DaneLLL · February 14, 2020, 1:43am

Hi,
We would suggest fill in CUeglFrame in each cuEGLStreamProducerPresentFrame() call. The producer should ensure CUeglFrame of every frame is correct.

BareMetalCoder · February 18, 2020, 3:32pm

That seems reasonable - I’m guessing that in my case, the “UV” buffer is re-used as a single-channel cb or cr channel downstream in some sort of I420 conversion (it’s more than big enough). It would explain the smaller pitch.

That being said, I’m having a very hard time finding documentation about the purpose and correct use of cudaEglProducerReturnFrame – the existing examples (Tegra and CUDA) don’t quite tell me enough, and the CUDA interop documentation ( CUDA Runtime API :: CUDA Toolkit Documentation ) is very vague: “Return the CUDA eglFrame to the EGLStream last released by the consumer.”. It would probably help if that section was accompanied by a data flow diagram explaining what the Producer and Consumer responsibilities are.

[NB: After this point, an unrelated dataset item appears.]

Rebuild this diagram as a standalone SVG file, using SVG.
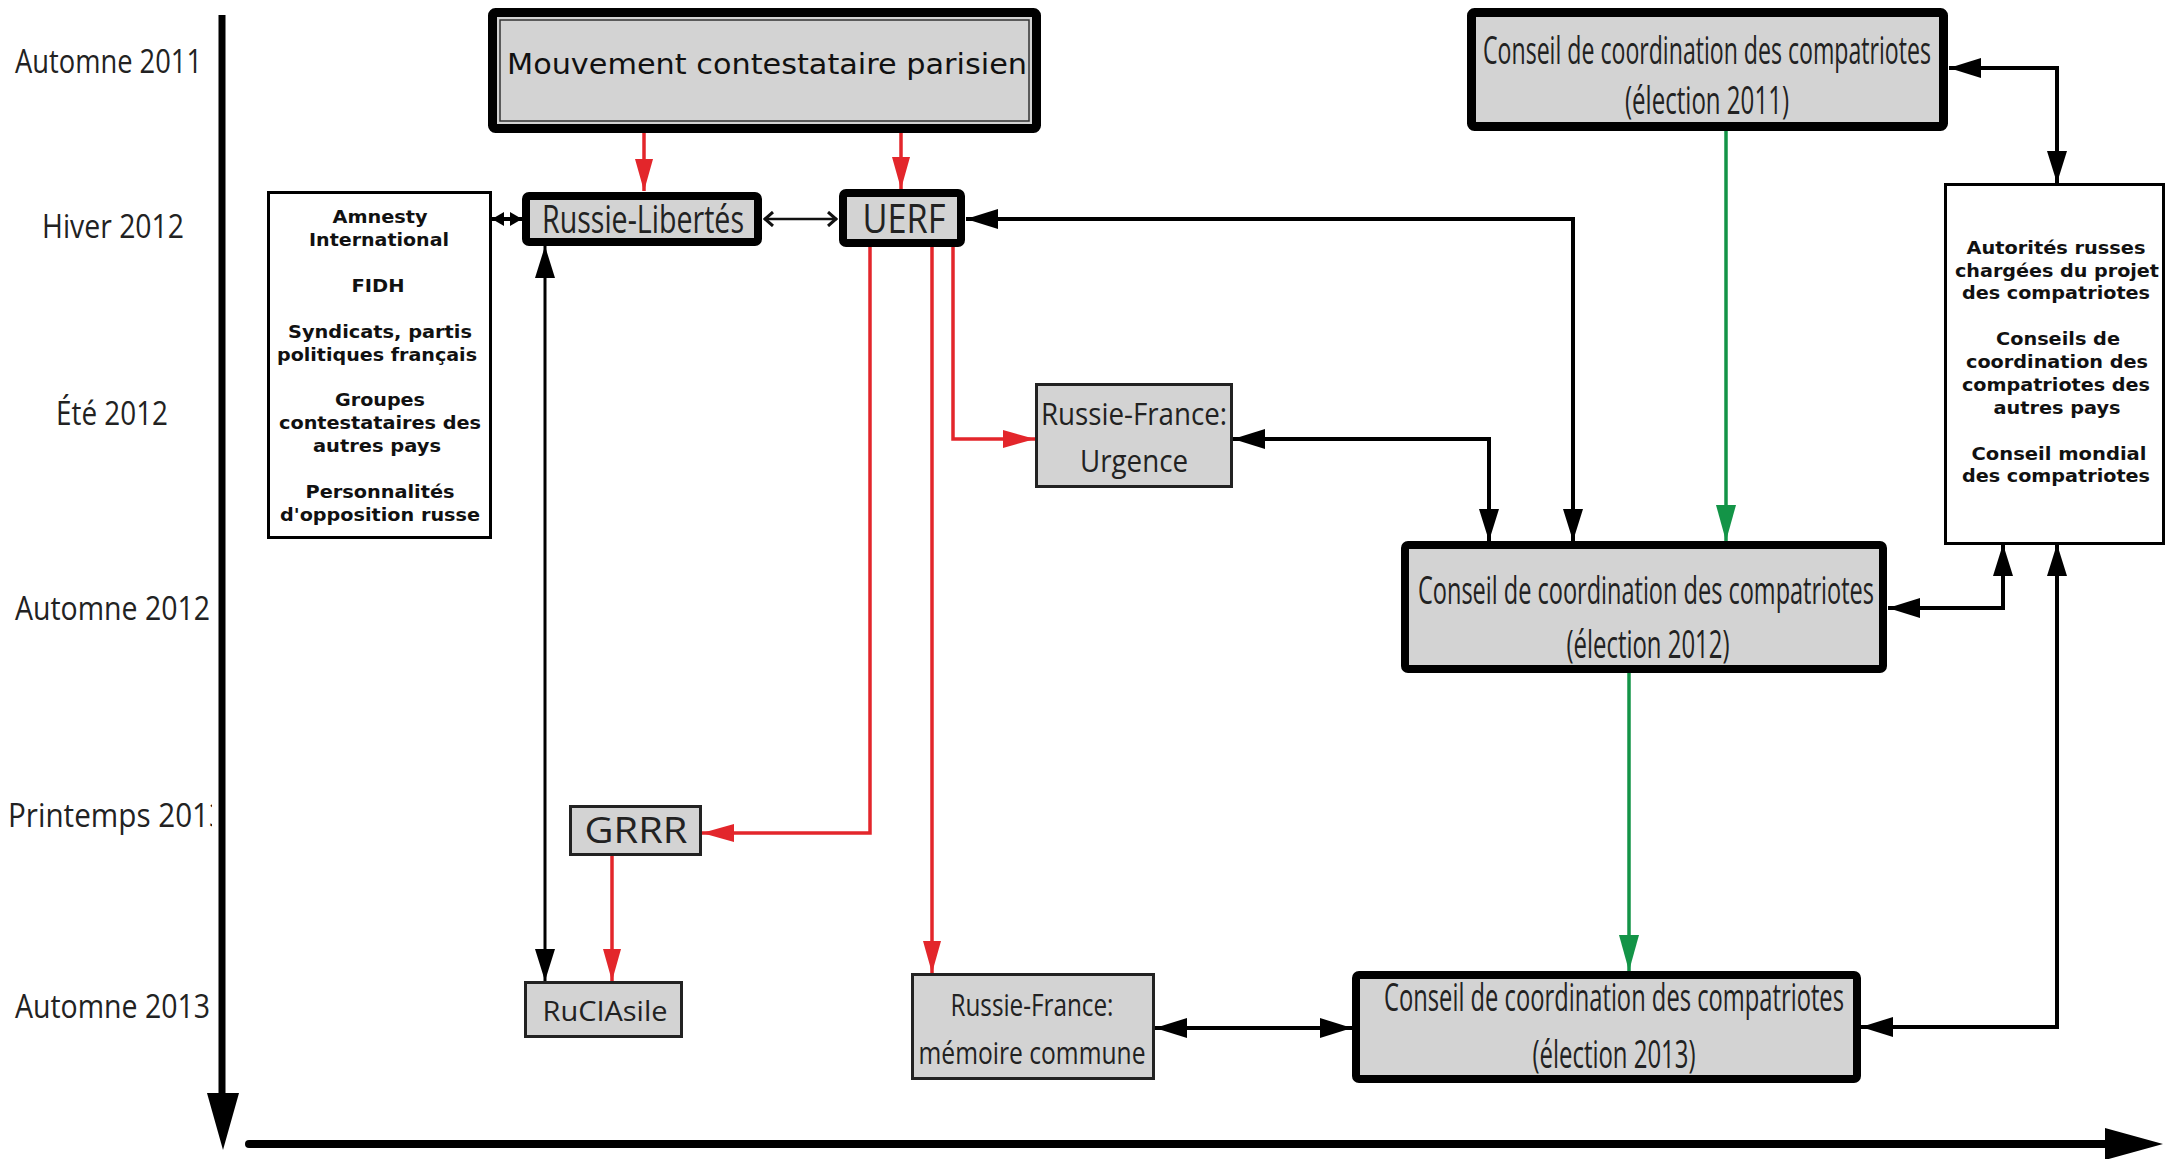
<svg xmlns="http://www.w3.org/2000/svg" width="2167" height="1159" viewBox="0 0 2167 1159">
<style>
  .lbl { font-family: "Open Sans", "Liberation Sans", sans-serif; font-size: 32px; fill: #222; }
  .nt { font-family: "Open Sans", "Liberation Sans", sans-serif; fill: #222; text-anchor: middle; }
  .mv { font-family: "DejaVu Sans", "Liberation Sans", sans-serif; font-size: 28px; fill: #111; text-anchor: middle; }
  .lst { font-family: "DejaVu Sans", "Liberation Sans", sans-serif; font-weight: bold; font-size: 18px; fill: #111; text-anchor: middle; }
  .thick { fill: #d3d3d3; stroke: #000; stroke-width: 8; }
  .thin { fill: #d3d3d3; stroke: #222; stroke-width: 3; }
  .wbox { fill: #fff; stroke: #000; stroke-width: 3; }
  .red { fill: none; stroke: #e3262b; stroke-width: 3.5; marker-end: url(#aRed); }
  .blk { fill: none; stroke: #000; stroke-width: 4; marker-start: url(#aBlk); marker-end: url(#aBlk); }
  .grn { fill: none; stroke: #139447; stroke-width: 3.5; marker-end: url(#aGrn); }
</style>
<defs>
  <marker id="aRed" markerUnits="userSpaceOnUse" viewBox="0 0 32 18" refX="32" refY="9" markerWidth="32" markerHeight="18" orient="auto">
    <path d="M0,0 L32,9 L0,18 z" fill="#e3262b"/>
  </marker>
  <marker id="aBlk" markerUnits="userSpaceOnUse" viewBox="0 0 32 20" refX="32" refY="10" markerWidth="32" markerHeight="20" orient="auto-start-reverse">
    <path d="M0,0 L32,10 L0,20 z" fill="#000"/>
  </marker>
  <marker id="aGrn" markerUnits="userSpaceOnUse" viewBox="0 0 36 20" refX="36" refY="10" markerWidth="36" markerHeight="20" orient="auto">
    <path d="M0,0 L36,10 L0,20 z" fill="#139447"/>
  </marker>
  <marker id="aChev" markerUnits="userSpaceOnUse" viewBox="0 0 12 16" refX="11" refY="8" markerWidth="12" markerHeight="16" orient="auto-start-reverse">
    <path d="M2,1 L10,8 L2,15" fill="none" stroke="#111" stroke-width="3"/>
  </marker>
  <marker id="aSmall" markerUnits="userSpaceOnUse" viewBox="0 0 12 14" refX="12" refY="7" markerWidth="12" markerHeight="14" orient="auto-start-reverse">
    <path d="M0,0 L12,7 L0,14 z" fill="#000"/>
  </marker>
  <clipPath id="clipLbl">
    <rect x="0" y="0" width="212" height="1159"/>
  </clipPath>
</defs>

<g id="axes">
  <path d="M222,15 L222,1096" stroke="#000" stroke-width="7" fill="none"/>
  <polygon points="207,1093 239,1093 223,1150" fill="#000"/>
  <path d="M249,1144 L2110,1144" stroke="#000" stroke-width="8" fill="none" stroke-linecap="round"/>
  <polygon points="2105,1128 2105,1160 2163,1144" fill="#000"/>
</g>

<g id="time-labels" clip-path="url(#clipLbl)">
  <text class="lbl" x="15" y="73" textLength="187" lengthAdjust="spacingAndGlyphs">Automne 2011</text>
  <text class="lbl" x="42" y="238" textLength="142" lengthAdjust="spacingAndGlyphs">Hiver 2012</text>
  <text class="lbl" x="56" y="425" textLength="112" lengthAdjust="spacingAndGlyphs">Été 2012</text>
  <text class="lbl" x="15" y="620" textLength="195" lengthAdjust="spacingAndGlyphs">Automne 2012</text>
  <text class="lbl" x="8" y="827" textLength="218" lengthAdjust="spacingAndGlyphs">Printemps 2013</text>
  <text class="lbl" x="15" y="1018" textLength="195" lengthAdjust="spacingAndGlyphs">Automne 2013</text>
</g>

<g id="connectors">
  <path class="red" d="M644,133 L644,191"/>
  <path class="red" d="M901,133 L901,189"/>
  <path class="red" d="M870,247 L870,833 L702,833"/>
  <path class="red" d="M932,247 L932,973"/>
  <path class="red" d="M953,247 L953,439 L1035,439"/>
  <path class="red" d="M612,856 L612,981"/>
  <path class="blk" d="M545,246 L545,981" style="stroke-width:3"/>
  <path d="M764,219 L837,219" fill="none" stroke="#111" stroke-width="2.5" marker-start="url(#aChev)" marker-end="url(#aChev)"/>
  <path d="M492,219 L522,219" fill="none" stroke="#000" stroke-width="4" marker-start="url(#aSmall)" marker-end="url(#aSmall)"/>
  <path class="blk" d="M966,219 L1573,219 L1573,541"/>
  <path class="blk" d="M1233,439 L1489,439 L1489,541"/>
  <path class="blk" d="M1949,68 L2057,68 L2057,183"/>
  <path class="blk" d="M1888,608 L2003,608 L2003,544"/>
  <path class="blk" d="M1861,1027 L2057,1027 L2057,544"/>
  <path class="blk" d="M1155,1028 L1352,1028"/>
  <path class="grn" d="M1726,131 L1726,541"/>
  <path class="grn" d="M1629,673 L1629,971"/>
</g>

<g id="mouvement">
  <rect class="thick" x="492.5" y="12.5" width="544" height="116" rx="3" style="stroke-width:9"/>
  <rect x="500" y="20" width="529" height="101" fill="none" stroke="#333" stroke-width="1.5"/>
  <text class="mv" x="767" y="74" textLength="520" lengthAdjust="spacingAndGlyphs">Mouvement contestataire parisien</text>
</g>

<g id="russie-libertes">
  <rect class="thick" x="526" y="196" width="232" height="46" rx="3"/>
  <text class="nt" x="643" y="233" font-size="38" textLength="202" lengthAdjust="spacingAndGlyphs">Russie-Libertés</text>
</g>

<g id="uerf">
  <rect class="thick" x="843" y="193" width="118" height="50" rx="3"/>
  <text class="nt" x="904" y="233" font-size="40" textLength="83" lengthAdjust="spacingAndGlyphs">UERF</text>
</g>

<g id="soutiens">
  <rect class="wbox" x="268.5" y="192.5" width="222" height="345"/>
  <text class="lst" x="380" y="223" textLength="95" lengthAdjust="spacingAndGlyphs">Amnesty</text>
  <text class="lst" x="379" y="246" textLength="140" lengthAdjust="spacingAndGlyphs">International</text>
  <text class="lst" x="378" y="292" textLength="53" lengthAdjust="spacingAndGlyphs">FIDH</text>
  <text class="lst" x="380" y="338" textLength="184" lengthAdjust="spacingAndGlyphs">Syndicats, partis</text>
  <text class="lst" x="377" y="361" textLength="200" lengthAdjust="spacingAndGlyphs">politiques français</text>
  <text class="lst" x="380" y="406" textLength="90" lengthAdjust="spacingAndGlyphs">Groupes</text>
  <text class="lst" x="380" y="429" textLength="202" lengthAdjust="spacingAndGlyphs">contestataires des</text>
  <text class="lst" x="377" y="452" textLength="128" lengthAdjust="spacingAndGlyphs">autres pays</text>
  <text class="lst" x="380" y="498" textLength="149" lengthAdjust="spacingAndGlyphs">Personnalités</text>
  <text class="lst" x="380" y="521" textLength="200" lengthAdjust="spacingAndGlyphs">d'opposition russe</text>
</g>

<g id="conseil-2011">
  <rect class="thick" x="1471.5" y="12.5" width="472" height="114" rx="3" style="stroke-width:9"/>
  <text class="nt" x="1707" y="64" font-size="38" textLength="448" lengthAdjust="spacingAndGlyphs">Conseil de coordination des compatriotes</text>
  <text class="nt" x="1707" y="114" font-size="38" textLength="164" lengthAdjust="spacingAndGlyphs">(élection 2011)</text>
</g>

<g id="autorites">
  <rect class="wbox" x="1945.5" y="184.5" width="218" height="359"/>
  <text class="lst" x="2056" y="254" textLength="179" lengthAdjust="spacingAndGlyphs">Autorités russes</text>
  <text class="lst" x="2057" y="277" textLength="204" lengthAdjust="spacingAndGlyphs">chargées du projet</text>
  <text class="lst" x="2056" y="299" textLength="188" lengthAdjust="spacingAndGlyphs">des compatriotes</text>
  <text class="lst" x="2058" y="345" textLength="124" lengthAdjust="spacingAndGlyphs">Conseils de</text>
  <text class="lst" x="2057" y="368" textLength="182" lengthAdjust="spacingAndGlyphs">coordination des</text>
  <text class="lst" x="2056" y="391" textLength="188" lengthAdjust="spacingAndGlyphs">compatriotes des</text>
  <text class="lst" x="2057" y="414" textLength="127" lengthAdjust="spacingAndGlyphs">autres pays</text>
  <text class="lst" x="2059" y="460" textLength="175" lengthAdjust="spacingAndGlyphs">Conseil mondial</text>
  <text class="lst" x="2056" y="482" textLength="188" lengthAdjust="spacingAndGlyphs">des compatriotes</text>
</g>

<g id="russie-france-urgence">
  <rect class="thin" x="1036.5" y="384.5" width="195" height="102"/>
  <text class="nt" x="1134" y="425" font-size="31" textLength="186" lengthAdjust="spacingAndGlyphs">Russie-France:</text>
  <text class="nt" x="1134" y="472" font-size="31" textLength="108" lengthAdjust="spacingAndGlyphs">Urgence</text>
</g>

<g id="conseil-2012">
  <rect class="thick" x="1405" y="545" width="478" height="124" rx="3"/>
  <text class="nt" x="1646" y="604" font-size="38" textLength="456" lengthAdjust="spacingAndGlyphs">Conseil de coordination des compatriotes</text>
  <text class="nt" x="1648" y="658" font-size="38" textLength="163" lengthAdjust="spacingAndGlyphs">(élection 2012)</text>
</g>

<g id="grrr">
  <rect class="thin" x="570.5" y="806.5" width="130" height="48"/>
  <text class="nt" x="636" y="843" font-size="36" textLength="103" lengthAdjust="spacingAndGlyphs">GRRR</text>
</g>

<g id="rucIasile">
  <rect class="thin" x="525.5" y="982.5" width="156" height="54"/>
  <text class="nt" x="605" y="1021" font-size="27" textLength="125" lengthAdjust="spacingAndGlyphs">RuCIAsile</text>
</g>

<g id="russie-france-memoire">
  <rect class="thin" x="912.5" y="974.5" width="241" height="104"/>
  <text class="nt" x="1032" y="1016" font-size="31" textLength="163" lengthAdjust="spacingAndGlyphs">Russie-France:</text>
  <text class="nt" x="1032" y="1064" font-size="31" textLength="227" lengthAdjust="spacingAndGlyphs">mémoire commune</text>
</g>

<g id="conseil-2013">
  <rect class="thick" x="1356" y="975" width="501" height="104" rx="3"/>
  <text class="nt" x="1614" y="1011" font-size="38" textLength="460" lengthAdjust="spacingAndGlyphs">Conseil de coordination des compatriotes</text>
  <text class="nt" x="1614" y="1068" font-size="38" textLength="163" lengthAdjust="spacingAndGlyphs">(élection 2013)</text>
</g>
</svg>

cudaEglProducerReturnFrame takes a cudaEglFrame pointer and populates it. This must be for a reason. However, if I understand correctly, you are saying that some or all of the information is expected to be reliable. My understanding was that it was supposed to provide information about a buffer that had been released by the Consumer and that was thus safe to use again. Otherwise I don’t really see the point of this function.

Do people normally keep a copy of a cudaEglFrame “template” around to repopulate the fields that might have changed?
Are there any values that are still considered safe? ex: the pointer in eglFrame.frame.pPitch.ptr?

I’m asking this because I am imagining a scenario where a consumer might not want to return the buffers in order (there are reasonable examples of this, I’m sure). This would prevent us from using buffers in a blindly circular way. Seems to me that we need the information returned from cudaEglProducerReturnFrame to know which buffer is safe to use, no?